One millisecond is the amount of time that it takes for a hummingbird to flap its wings one time. It can also mean the difference between hundreds of thousands of dollars in the stock market industry, and with that business already being one of the most cut-throat in the world, the competition to get their information faster gets crazier and crazier. (And you think YOU get upset when your Internet connection slows down or gets throttled by your provider.) Writer/director Kim Nguyen takes a shot at trying to make all of this make sense in his latest film “The Hummingbird Project”.
Jesse Eisenberg plays Vincent Zaleski, who works for a stock trading firm along with his cousin, Anton (Alexander Skarsgard). Anton is a different level of genius, and his ideas have made the firm one of the best in the world, headed by Eva Torres (Salma Hayek). When Vincent gets backing from tycoon Bryan Taylor (Frank Schorpion), he and Anton quit their jobs to build a fiber pipeline from the Kansas City Stock Exchange to the New York Stock Exchange in order to be the fastest in the world and then sell it to the highest bidders.
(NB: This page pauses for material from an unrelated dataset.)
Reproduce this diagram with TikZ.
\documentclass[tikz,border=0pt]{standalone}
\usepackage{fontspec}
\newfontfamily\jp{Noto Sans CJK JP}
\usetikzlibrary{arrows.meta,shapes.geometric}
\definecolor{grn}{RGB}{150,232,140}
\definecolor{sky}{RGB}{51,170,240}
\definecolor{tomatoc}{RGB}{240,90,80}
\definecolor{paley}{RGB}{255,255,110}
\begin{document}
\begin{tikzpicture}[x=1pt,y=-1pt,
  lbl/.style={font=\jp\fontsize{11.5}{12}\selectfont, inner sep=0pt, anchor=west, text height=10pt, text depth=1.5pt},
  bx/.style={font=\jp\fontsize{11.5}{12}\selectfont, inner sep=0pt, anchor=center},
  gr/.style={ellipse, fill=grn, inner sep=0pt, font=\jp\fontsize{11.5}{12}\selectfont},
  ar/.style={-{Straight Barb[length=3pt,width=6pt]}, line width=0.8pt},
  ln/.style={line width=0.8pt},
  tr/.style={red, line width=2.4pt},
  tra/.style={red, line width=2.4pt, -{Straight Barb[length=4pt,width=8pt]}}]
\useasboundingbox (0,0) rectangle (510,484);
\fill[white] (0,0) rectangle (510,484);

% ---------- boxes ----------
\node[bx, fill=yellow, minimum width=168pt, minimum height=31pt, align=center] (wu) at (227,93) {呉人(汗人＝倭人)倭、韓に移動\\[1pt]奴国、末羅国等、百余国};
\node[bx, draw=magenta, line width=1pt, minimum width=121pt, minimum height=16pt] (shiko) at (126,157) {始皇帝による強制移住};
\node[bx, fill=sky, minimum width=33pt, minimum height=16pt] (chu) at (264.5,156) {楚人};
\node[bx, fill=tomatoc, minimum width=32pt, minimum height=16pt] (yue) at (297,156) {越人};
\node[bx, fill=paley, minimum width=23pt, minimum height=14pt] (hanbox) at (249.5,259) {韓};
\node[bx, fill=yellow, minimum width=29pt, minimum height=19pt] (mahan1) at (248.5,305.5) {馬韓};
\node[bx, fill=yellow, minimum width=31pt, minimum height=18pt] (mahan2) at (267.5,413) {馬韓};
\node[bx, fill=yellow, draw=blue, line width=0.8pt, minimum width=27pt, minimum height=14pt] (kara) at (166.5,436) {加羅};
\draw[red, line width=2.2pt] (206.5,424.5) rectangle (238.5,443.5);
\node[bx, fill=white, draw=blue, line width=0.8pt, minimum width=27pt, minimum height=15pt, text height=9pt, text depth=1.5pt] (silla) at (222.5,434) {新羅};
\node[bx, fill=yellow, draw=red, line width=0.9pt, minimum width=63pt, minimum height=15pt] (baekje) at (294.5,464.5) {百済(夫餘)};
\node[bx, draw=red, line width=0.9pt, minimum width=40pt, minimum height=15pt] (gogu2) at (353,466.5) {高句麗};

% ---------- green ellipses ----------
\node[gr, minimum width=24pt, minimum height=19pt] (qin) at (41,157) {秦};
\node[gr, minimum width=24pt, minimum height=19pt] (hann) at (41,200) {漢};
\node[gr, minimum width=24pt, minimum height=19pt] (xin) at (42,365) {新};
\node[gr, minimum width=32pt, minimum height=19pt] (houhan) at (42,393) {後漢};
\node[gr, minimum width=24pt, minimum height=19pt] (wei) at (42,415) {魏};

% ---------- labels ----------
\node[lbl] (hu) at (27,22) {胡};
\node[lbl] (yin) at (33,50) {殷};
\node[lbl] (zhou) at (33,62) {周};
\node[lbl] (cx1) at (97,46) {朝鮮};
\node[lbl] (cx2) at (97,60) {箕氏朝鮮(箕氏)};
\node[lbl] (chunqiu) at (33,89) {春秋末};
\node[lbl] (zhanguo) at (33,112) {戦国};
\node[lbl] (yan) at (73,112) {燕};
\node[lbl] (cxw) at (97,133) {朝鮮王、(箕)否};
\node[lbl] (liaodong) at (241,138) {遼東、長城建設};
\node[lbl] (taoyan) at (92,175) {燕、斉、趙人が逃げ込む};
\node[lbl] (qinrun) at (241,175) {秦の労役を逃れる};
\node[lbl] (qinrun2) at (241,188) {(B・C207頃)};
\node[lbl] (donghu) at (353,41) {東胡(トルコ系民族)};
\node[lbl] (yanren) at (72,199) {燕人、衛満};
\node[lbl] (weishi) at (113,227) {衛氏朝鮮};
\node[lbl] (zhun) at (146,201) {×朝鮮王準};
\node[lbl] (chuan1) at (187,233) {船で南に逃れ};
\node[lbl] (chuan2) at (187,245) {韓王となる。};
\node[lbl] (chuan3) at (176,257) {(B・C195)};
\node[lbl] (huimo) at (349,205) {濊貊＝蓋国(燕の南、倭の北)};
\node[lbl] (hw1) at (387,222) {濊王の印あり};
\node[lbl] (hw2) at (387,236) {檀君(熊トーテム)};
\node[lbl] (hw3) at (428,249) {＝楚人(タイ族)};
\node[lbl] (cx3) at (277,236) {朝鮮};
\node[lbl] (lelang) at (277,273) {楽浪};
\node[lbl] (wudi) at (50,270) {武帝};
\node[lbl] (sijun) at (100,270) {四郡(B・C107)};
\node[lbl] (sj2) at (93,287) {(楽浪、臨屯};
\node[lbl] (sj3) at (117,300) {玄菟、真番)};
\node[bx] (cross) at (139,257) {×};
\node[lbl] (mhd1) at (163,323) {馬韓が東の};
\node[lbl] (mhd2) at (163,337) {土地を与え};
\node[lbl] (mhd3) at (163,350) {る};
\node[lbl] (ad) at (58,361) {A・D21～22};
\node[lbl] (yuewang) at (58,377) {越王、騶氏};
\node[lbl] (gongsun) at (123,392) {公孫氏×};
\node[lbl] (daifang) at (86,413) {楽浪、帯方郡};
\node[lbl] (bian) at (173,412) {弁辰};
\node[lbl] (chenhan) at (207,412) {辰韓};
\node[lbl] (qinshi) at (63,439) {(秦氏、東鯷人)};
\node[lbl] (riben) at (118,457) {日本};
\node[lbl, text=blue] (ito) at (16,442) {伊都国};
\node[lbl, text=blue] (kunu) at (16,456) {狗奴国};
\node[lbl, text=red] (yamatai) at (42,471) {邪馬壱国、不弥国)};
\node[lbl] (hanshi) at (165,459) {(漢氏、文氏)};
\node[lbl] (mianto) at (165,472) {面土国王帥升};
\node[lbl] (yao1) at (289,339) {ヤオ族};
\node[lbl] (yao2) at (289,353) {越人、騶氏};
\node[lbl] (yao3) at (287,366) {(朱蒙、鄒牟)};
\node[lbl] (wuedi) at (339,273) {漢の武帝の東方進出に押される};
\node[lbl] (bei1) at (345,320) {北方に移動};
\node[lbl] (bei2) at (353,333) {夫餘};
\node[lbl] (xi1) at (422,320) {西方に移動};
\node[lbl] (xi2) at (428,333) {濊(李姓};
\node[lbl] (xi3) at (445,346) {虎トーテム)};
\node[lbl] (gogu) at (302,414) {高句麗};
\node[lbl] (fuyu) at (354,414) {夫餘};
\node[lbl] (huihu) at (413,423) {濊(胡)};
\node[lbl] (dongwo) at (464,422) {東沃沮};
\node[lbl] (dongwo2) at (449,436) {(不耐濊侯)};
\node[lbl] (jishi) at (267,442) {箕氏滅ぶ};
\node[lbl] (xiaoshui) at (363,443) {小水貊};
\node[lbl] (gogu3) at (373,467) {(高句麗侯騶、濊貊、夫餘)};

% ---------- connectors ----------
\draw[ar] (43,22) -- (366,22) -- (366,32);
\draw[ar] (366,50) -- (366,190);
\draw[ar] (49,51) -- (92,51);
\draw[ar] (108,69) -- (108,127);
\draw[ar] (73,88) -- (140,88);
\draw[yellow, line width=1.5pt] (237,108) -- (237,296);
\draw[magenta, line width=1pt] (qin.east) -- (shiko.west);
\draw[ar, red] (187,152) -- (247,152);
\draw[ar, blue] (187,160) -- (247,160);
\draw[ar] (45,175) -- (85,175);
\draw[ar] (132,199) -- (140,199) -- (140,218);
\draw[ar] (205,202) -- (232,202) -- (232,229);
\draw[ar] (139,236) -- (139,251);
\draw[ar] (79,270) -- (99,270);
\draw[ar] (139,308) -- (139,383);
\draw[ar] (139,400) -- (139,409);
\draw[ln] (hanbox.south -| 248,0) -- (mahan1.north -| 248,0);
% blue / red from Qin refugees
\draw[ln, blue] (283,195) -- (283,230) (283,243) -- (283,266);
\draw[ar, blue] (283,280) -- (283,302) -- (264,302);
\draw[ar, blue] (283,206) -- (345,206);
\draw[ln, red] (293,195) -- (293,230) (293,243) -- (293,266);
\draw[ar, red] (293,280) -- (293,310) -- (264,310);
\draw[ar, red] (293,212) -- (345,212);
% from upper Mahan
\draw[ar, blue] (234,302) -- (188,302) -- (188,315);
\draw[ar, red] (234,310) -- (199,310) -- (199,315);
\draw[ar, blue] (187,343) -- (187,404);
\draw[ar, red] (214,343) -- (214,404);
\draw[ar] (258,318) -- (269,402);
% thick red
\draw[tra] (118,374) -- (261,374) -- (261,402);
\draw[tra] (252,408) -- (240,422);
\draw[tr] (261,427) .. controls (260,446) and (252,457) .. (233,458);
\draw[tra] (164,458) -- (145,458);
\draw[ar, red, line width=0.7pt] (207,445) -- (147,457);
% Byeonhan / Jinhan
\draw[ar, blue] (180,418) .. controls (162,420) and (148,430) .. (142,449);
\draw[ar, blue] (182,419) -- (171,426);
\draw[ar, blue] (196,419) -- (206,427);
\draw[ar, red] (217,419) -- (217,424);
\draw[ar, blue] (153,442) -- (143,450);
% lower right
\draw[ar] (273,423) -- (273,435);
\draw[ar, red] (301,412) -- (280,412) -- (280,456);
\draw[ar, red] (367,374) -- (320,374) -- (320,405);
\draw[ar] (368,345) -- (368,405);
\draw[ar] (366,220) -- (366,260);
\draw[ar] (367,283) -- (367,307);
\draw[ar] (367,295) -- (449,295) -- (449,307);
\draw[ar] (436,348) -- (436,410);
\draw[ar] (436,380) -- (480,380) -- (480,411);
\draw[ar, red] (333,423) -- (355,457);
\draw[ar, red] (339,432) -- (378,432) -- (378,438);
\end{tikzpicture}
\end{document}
Torres does not take this well, and does everything she can to not only sabotage them but undertake an idea of her own to beat them at their own game.
Be prepared going into this thing: this is VERY tech heavy. So much so to the point that it actually weighed down the film itself for me. Luckily, this cast is so strong that it picks up the slack to a certain point. Hayek gets to play the fun evil that I think fits her SO well without turning into satire or parody, while Skarsgard absolutely shines as the man whose family loyalty works to a fault while wanting to make his own mark on the world. Eisenberg (who memorized the entire script prior to production beginning) stays in the pocket that he knows so well as the just off-base idea man who just wants to keep all of the proverbial plates spinning with Michael Mando rounding out the cast as the project foreman who balances Eisenberg’s Vincent very well.
I cannot say that this is a bad film, but I also cannot say that I would recommend it to a wide audience. I know more than a handful of people that would appreciate it, but again it is because they are the type of people that would keep up with all of the minutiae of the magnitude of what the characters are working on. I was a bit surprised to see that this is a fictional tale given its grittiness, but it is both written and executed well. I will be interested to see how “The Hummingbird Project” is received both theatrically and beyond, and could find itself with a niche audience that will keep it going for at least a few years. Or when the next and even faster connection comes along.